The past year has taken its toll on both employees and the companies for which they work. A study on the post-pandemic workplace, conducted by the Organization for Economic Co-operation and Development (OECD), validated this. Many employees who had to adjust to full-time telecommuting, or who had to work onsite in half-empty, social distancing-mandated offices, while also navigating the pandemic-induced economic crisis experienced emotional distress and periods of lower productivity.
But just because COVID-19 is slowing down doesn’t mean we’re out of the woods. Here’s a look at how employers can prioritize employee well-being in order to increase productivity and yield business success. As you might have guessed, it’s all interconnected – and essential as we move into the future.
Boosting Employee Well-Being
Well-being is defined as “the state of being happy, healthy, or prosperous,” so let’s use this definition to dig into how the general workforce has checked those boxes recently. With a constant underlying threat of potentially severe illness from COVID-19, most workers likely have felt uneasy, with one-third of this well-being equation constantly in question.
To add insult to injury, 25% of U.S. adults reported that they or someone they knew lost their job due to the pandemic. So, there went another third of the well-being equation. It’s hard to feel prosperous when you’ve either lost your income or are seeing those around you lose theirs. So then, with health and prosperity on the chopping block, how could anyone feel truly happy? This is largely why well-being seemed out of reach for the past year, which has had significant effects on individuals personally and professionally.
Although these problems are universal, one survey showed that 69% of respondents reported feeling safer not sharing stress concerns with their employer. This indicates there is still a stigma around mental health struggles and services, unfortunately. The good news, though, is that employers can help change this.
You can contribute to positive strides in employee mental health by offering resources to employees about therapists to turn to in times of need, providing teletherapy to staff, covering partial or full costs of therapy when needed, and creating a culture in which talking about stress, anxiety, and other mental health troubles are not only normalized but also encouraged.
Even though global pandemics are rare, the stress in life is not. Our workers can only be at their best (and most productive) when their well-being is high, so we truly must make employee well-being a critical component of our business’ health year-round, every year.
It’s easy to connect the dots between low well-being and poor productivity. After all, who can be efficient and focused on work when the world around them is crumbling? But while a drop in productivity was expected at the beginning of the pandemic, a continuation of decreased productivity can cause irreparable harm and revenue loss. Companies must be proactive in stimulating productivity and can’t afford to relax or think that things are going to go “back to normal.” Rather, there is a “new normal” and a remote, connected workforce will be a very large part of it.
Productivity has been studied further, in the context of workers’ ability to handle formerly in-person tasks remotely. A study analyzed the potential effectiveness of conducting more than 2,000 tasks within 800 occupations remotely.
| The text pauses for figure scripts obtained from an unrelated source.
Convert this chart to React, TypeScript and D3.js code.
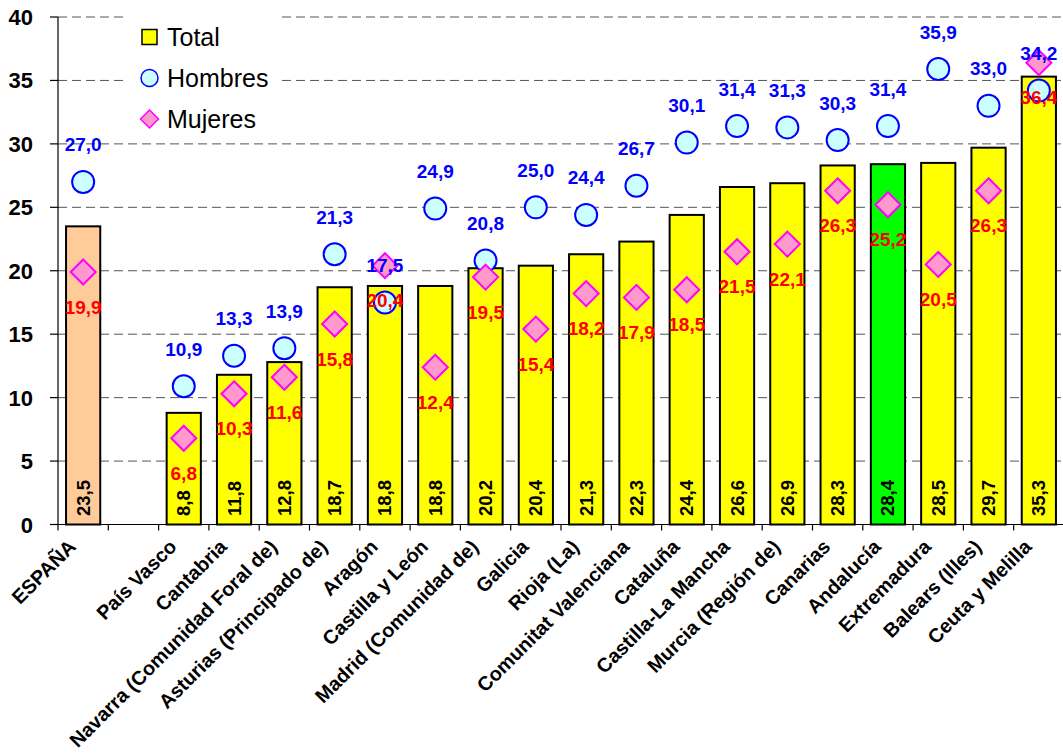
import React from "react";
import * as d3 from "d3";

const categories = [
  "ESPAÑA", "", "País Vasco", "Cantabria", "Navarra (Comunidad Foral de)",
  "Asturias (Principado de)", "Aragón", "Castilla y León", "Madrid (Comunidad de)",
  "Galicia", "Rioja (La)", "Comunitat Valenciana", "Cataluña", "Castilla-La Mancha",
  "Murcia (Región de)", "Canarias", "Andalucía", "Extremadura", "Balears (Illes)", "Ceuta y Melilla",
];
const total: (number | null)[] = [23.5, null, 8.8, 11.8, 12.8, 18.7, 18.8, 18.8, 20.2, 20.4, 21.3, 22.3, 24.4, 26.6, 26.9, 28.3, 28.4, 28.5, 29.7, 35.3];
const hombres: (number | null)[] = [27.0, null, 10.9, 13.3, 13.9, 21.3, 17.5, 24.9, 20.8, 25.0, 24.4, 26.7, 30.1, 31.4, 31.3, 30.3, 31.4, 35.9, 33.0, 34.2];
const mujeres: (number | null)[] = [19.9, null, 6.8, 10.3, 11.6, 15.8, 20.4, 12.4, 19.5, 15.4, 18.2, 17.9, 18.5, 21.5, 22.1, 26.3, 25.2, 20.5, 26.3, 36.4];
const yTicks = [0, 5, 10, 15, 20, 25, 30, 35, 40];
const legendItems = ["Total", "Hombres", "Mujeres"];

const W = 1063;
const H = 756;
const FONT = "Arial, 'Liberation Sans', sans-serif";
const fmt = (v: number) => v.toFixed(1).replace(".", ",");

export default function App() {
  const x = d3
    .scaleBand<number>()
    .domain(categories.map((_, i) => i))
    .range([58, 1064])
    .paddingInner(0.32)
    .paddingOuter(0.16);
  const y = d3.scaleLinear().domain([0, 40]).range([524.5, 17]);
  const step = x.step();
  const x0 = 58;
  const bw = x.bandwidth();
  const cx = (i: number) => (x(i) as number) + bw / 2;

  const barFill = (i: number) =>
    categories[i] === "ESPAÑA" ? "#FFCC99" : categories[i] === "Andalucía" ? "#00FF00" : "#FFFF00";

  const diamond = (r: number) => `M0,${-r}L${r},0L0,${r}L${-r},0Z`;

  return (
    <svg width={W} height={H} style={{ position: "absolute", left: 0, top: 0, display: "block", background: "#fff" }} fontFamily={FONT}>
      <rect x={0} y={0} width={W} height={H} fill="#fff" />
      {yTicks.filter((t) => t > 0).map((t) => (
        <line key={"g" + t} x1={58} x2={W} y1={y(t)} y2={y(t)} stroke="#555" strokeWidth={1} strokeDasharray="9,5" />
      ))}
      <rect x={128} y={4} width={152} height={132} fill="#fff" />
      <line x1={58} x2={58} y1={y(40)} y2={y(0)} stroke="#000" strokeWidth={1.2} />
      {yTicks.map((t) => (
        <g key={"yt" + t}>
          <line x1={50} x2={58} y1={y(t)} y2={y(t)} stroke="#000" strokeWidth={1.2} />
          <text x={33} y={y(t) + 8} textAnchor="end" fontSize={22} fontWeight="bold" fill="#000">
            {t}
          </text>
        </g>
      ))}
      <line x1={58} x2={W} y1={y(0)} y2={y(0)} stroke="#000" strokeWidth={1.2} />
      {categories.map((_, i) => (
        <line key={"xt" + i} x1={x0 + i * step} x2={x0 + i * step} y1={y(0)} y2={y(0) + 6} stroke="#000" strokeWidth={1.2} />
      ))}
      {total.map((v, i) =>
        v == null ? null : (
          <rect key={"b" + i} x={x(i)} y={y(v)} width={bw} height={y(0) - y(v)} fill={barFill(i)} stroke="#000" strokeWidth={2} />
        )
      )}
      {total.map((v, i) =>
        v == null ? null : (
          <text key={"tl" + i} transform={`translate(${cx(i) + 6.5},${516}) rotate(-90)`} fontSize={18.5} fontWeight="bold" fill="#000">
            {fmt(v)}
          </text>
        )
      )}
      {hombres.map((v, i) =>
        v == null ? null : (
          <circle key={"h" + i} cx={cx(i)} cy={y(v)} r={11} fill="#CCFFFF" stroke="#0000FF" strokeWidth={2} />
        )
      )}
      {mujeres.map((v, i) =>
        v == null ? null : (
          <path key={"m" + i} d={diamond(12.5)} transform={`translate(${cx(i)},${y(v)})`} fill="#FF99CC" stroke="#FF00FF" strokeWidth={2} />
        )
      )}
      {hombres.map((v, i) =>
        v == null ? null : (
          <text key={"hl" + i} x={cx(i)} y={y(v) - 30.5} textAnchor="middle" fontSize={19} fontWeight="bold" fill="#0000FF">
            {fmt(v)}
          </text>
        )
      )}
      {mujeres.map((v, i) =>
        v == null ? null : (
          <text key={"ml" + i} x={cx(i)} y={y(v) + 41.5} textAnchor="middle" fontSize={19} fontWeight="bold" fill="#FF0000">
            {fmt(v)}
          </text>
        )
      )}
      {categories.map((c, i) =>
        c === "" ? null : (
          <text key={"cl" + i} transform={`translate(${cx(i) - 6},${548}) rotate(-45)`} textAnchor="end" fontSize={19.8} fontWeight="bold" fill="#000">
            {c}
          </text>
        )
      )}
      {legendItems.map((name, k) => {
        const ly = 37 + k * 41;
        return (
          <g key={"lg" + k}>
            {k === 0 && <rect x={142} y={ly - 7.5} width={15} height={15} fill="#FFFF00" stroke="#000" strokeWidth={1.5} />}
            {k === 1 && <circle cx={149.5} cy={ly} r={8.5} fill="#CCFFFF" stroke="#0000FF" strokeWidth={1.5} />}
            {k === 2 && <path d={diamond(9)} transform={`translate(149.5,${ly})`} fill="#FF99CC" stroke="#FF00FF" strokeWidth={1.5} />}
            <text x={167} y={ly + 9} fontSize={25} fill="#000">
              {name}
            </text>
          </g>
        );
      })}
    </svg>
  );
}
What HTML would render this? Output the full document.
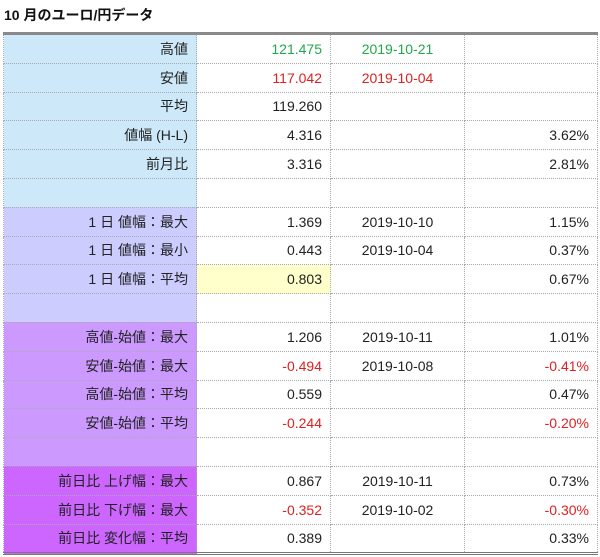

The resulting conclusion is that the pandemic showed much more work could be done remotely than previously thought, including business sales calls, legal arbitration and trials, doctor visits, classroom learning, real estate tours, and even expert repairs of the world’s most sophisticated machinery made with the help of virtual reality headsets. It’s clear that working remotely is here to stay. It will be up to employers to continue to keep their employees connected to each other, regardless of whether they are working remotely or in an office setting.
One key strategy to help employees to remain productive while working remotely is to provide them with the right tools such as online workplace and management platforms. Online work platforms like Airtable, Asana, Microsoft Teams, Slack, and Zapier empower employers and employees to stay connected and remain productive.
ZDNet advises, “Don’t assume workers have adequate online access at home or elsewhere. While many will, some won’t have reliable or fast enough service or only a mobile device.” Companies should ask employees about their internet service to determine what is needed, whether it is a higher-speed service, a VPN, a mobile hotspot, or something else to keep them connected and avoid frustration.
Choose well-designed technology software that is straightforward and intuitive. These may or may not be the cheapest tools, but if a company implements something that is difficult for employees to use, they’ll cut into adoption and productivity, which may cost more in the long run.
When employees’ well-being is being cared for and maintained, they are more productive and produce better outcomes for their company. To keep employees happy and highly functioning, organizations must remember, too, that purpose cultivates engaged employees.
When companies are centered on an authentic purpose, employees feel that their work has meaning, as well as a sense of togetherness. Research shows that employees who feel a greater sense of connection are far more likely to ride out times of volatility and be there to help companies recover and grow when stability returns.
Just as poor well-being begets low levels of productivity which can chip away at your business’ efficiency and profits, the opposite is also true. When you put your employees’ well-being first, you simultaneously ensure that productivity and profitability will be protected. It’s the right thing to do from a human perspective and, luckily, it’s also the right move for your business.